WHAT IS NEEDED
Include the line containing "X_TICKS = [0, 2, 4, 6, 8, 10, 12]" and all lines before it, repeated exactly from the listing below, without pictures.

· · · ·

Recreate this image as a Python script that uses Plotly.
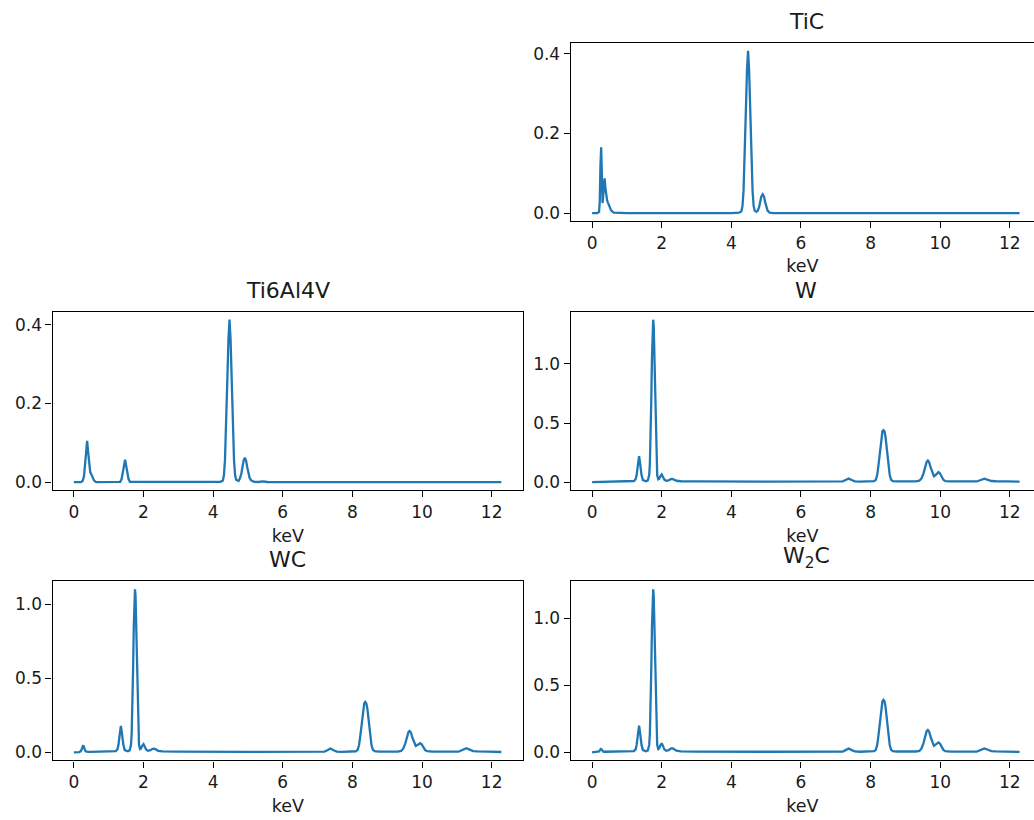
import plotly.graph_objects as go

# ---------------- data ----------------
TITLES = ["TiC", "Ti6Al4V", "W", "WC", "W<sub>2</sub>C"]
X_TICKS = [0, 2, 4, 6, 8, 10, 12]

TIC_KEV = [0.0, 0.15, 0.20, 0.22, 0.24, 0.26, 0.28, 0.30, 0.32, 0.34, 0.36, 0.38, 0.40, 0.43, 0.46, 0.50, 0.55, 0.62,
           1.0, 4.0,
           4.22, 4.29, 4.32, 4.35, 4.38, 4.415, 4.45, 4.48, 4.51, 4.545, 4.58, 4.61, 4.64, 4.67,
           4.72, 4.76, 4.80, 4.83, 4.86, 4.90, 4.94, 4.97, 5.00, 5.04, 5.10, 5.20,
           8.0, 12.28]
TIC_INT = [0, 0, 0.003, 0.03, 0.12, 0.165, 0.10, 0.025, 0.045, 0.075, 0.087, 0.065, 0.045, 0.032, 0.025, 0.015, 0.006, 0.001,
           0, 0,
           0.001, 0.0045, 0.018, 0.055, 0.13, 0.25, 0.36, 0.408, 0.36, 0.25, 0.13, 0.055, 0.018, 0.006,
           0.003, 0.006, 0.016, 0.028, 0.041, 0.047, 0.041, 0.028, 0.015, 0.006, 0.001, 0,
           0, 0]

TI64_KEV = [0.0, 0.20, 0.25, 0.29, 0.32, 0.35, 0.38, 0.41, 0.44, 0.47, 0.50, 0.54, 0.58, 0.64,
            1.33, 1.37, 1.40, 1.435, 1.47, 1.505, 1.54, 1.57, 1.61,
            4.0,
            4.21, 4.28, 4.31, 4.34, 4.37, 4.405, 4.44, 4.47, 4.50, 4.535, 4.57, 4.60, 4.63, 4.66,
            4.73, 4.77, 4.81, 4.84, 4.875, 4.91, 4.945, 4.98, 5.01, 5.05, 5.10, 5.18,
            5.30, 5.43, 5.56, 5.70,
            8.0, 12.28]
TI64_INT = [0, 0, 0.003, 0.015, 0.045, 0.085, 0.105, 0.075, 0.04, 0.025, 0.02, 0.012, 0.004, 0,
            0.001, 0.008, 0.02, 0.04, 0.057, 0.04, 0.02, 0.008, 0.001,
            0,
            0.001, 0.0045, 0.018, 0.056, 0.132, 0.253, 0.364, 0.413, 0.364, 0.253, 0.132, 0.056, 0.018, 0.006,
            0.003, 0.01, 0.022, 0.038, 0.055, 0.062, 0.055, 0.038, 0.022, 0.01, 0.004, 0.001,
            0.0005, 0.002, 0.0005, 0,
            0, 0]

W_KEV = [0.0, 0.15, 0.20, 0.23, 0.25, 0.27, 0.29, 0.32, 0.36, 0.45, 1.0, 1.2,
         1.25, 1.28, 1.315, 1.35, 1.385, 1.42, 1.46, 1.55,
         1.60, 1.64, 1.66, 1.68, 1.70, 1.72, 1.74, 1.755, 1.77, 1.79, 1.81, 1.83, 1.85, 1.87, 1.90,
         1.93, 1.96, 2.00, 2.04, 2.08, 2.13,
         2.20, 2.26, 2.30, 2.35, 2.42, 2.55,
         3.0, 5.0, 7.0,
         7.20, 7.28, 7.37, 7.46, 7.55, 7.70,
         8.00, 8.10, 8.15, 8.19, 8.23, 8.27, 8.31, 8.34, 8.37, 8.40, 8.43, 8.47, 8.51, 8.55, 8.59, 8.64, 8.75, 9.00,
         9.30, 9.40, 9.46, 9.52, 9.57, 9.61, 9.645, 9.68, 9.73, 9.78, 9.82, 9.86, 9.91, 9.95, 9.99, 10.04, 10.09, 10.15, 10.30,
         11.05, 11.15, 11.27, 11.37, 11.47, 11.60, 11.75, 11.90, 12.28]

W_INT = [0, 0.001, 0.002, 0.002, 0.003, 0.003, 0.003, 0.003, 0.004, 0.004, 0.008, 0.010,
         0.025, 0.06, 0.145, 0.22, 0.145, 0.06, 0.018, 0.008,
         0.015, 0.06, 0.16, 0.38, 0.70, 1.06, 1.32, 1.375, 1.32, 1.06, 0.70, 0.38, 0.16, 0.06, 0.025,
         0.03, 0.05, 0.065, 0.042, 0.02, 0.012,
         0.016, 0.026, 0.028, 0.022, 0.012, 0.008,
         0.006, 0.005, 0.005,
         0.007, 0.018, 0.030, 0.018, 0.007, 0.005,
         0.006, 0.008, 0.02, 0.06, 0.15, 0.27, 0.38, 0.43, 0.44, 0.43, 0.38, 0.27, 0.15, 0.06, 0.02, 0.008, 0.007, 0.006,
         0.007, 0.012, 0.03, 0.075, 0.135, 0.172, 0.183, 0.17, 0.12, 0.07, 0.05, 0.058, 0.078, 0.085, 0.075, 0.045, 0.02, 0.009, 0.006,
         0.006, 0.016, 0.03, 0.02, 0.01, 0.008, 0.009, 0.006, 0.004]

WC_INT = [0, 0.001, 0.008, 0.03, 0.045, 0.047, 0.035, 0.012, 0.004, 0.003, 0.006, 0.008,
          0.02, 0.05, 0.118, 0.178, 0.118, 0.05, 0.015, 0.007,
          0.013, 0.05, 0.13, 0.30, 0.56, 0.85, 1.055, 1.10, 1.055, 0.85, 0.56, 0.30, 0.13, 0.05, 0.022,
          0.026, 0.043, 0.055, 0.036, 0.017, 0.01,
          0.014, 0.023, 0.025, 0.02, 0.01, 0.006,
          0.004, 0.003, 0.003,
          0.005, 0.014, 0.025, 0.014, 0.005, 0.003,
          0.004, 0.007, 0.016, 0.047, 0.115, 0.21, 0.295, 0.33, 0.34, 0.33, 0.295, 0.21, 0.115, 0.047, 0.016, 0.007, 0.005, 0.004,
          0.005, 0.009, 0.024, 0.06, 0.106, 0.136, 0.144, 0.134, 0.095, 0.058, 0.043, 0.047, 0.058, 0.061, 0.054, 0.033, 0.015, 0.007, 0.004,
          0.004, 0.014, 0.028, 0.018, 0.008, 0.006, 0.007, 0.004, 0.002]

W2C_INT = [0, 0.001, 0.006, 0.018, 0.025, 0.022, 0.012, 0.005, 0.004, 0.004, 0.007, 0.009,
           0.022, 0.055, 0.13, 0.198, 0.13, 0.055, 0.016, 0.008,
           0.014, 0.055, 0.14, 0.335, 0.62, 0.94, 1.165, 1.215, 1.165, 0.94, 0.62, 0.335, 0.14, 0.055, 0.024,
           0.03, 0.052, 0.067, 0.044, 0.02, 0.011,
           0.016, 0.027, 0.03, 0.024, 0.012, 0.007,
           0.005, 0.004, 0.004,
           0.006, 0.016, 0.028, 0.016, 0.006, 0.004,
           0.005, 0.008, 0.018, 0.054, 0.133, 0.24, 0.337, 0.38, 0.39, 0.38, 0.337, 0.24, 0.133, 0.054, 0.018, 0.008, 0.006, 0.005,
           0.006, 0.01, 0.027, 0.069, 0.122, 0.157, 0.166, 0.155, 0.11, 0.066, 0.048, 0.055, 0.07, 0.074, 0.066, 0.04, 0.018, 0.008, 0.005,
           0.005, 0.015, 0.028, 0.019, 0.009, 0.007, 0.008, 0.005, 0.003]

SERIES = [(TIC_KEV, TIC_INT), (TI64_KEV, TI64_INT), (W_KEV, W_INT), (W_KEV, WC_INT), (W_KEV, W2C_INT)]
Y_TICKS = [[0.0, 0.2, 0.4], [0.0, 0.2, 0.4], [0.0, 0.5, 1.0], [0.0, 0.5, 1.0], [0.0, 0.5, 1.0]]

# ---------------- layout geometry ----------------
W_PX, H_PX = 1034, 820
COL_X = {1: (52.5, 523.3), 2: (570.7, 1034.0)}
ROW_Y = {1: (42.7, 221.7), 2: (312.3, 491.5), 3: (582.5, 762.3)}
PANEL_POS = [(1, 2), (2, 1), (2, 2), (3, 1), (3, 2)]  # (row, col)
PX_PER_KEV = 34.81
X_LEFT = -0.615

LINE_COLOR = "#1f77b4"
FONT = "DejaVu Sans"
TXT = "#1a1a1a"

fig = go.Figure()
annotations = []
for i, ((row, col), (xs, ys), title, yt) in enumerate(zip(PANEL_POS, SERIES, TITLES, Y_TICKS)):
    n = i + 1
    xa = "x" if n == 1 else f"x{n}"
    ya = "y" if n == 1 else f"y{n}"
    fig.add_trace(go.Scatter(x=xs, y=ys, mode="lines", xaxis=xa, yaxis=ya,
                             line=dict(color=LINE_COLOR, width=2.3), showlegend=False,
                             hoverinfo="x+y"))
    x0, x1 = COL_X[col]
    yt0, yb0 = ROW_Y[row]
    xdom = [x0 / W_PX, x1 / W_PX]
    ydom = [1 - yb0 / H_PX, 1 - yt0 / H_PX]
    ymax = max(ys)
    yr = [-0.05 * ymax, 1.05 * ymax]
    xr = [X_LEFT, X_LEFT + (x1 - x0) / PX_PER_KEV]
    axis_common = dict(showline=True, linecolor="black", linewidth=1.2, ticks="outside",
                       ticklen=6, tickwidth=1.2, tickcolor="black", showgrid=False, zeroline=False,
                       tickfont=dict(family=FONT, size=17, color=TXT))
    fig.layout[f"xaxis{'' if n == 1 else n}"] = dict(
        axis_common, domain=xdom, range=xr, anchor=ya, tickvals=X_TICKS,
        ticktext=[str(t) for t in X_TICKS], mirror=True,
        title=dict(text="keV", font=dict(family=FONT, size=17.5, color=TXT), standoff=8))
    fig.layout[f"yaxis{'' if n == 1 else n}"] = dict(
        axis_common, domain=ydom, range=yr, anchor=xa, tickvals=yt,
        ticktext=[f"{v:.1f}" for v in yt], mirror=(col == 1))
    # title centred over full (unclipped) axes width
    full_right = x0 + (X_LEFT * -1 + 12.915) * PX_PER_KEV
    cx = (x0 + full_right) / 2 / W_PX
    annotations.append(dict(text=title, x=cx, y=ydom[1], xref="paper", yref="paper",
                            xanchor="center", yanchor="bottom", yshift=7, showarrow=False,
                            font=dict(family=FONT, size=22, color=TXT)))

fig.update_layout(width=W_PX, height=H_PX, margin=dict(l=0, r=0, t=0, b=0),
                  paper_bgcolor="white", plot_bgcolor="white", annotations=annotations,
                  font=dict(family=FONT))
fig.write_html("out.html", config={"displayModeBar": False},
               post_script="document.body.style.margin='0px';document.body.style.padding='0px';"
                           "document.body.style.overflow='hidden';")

· · · ·

SOLVED PROBLEM
Recreate this image as a Python script that uses Plotly.
import plotly.graph_objects as go

# ---------------- data ----------------
TITLES = ["TiC", "Ti6Al4V", "W", "WC", "W<sub>2</sub>C"]
X_TICKS = [0, 2, 4, 6, 8, 10, 12]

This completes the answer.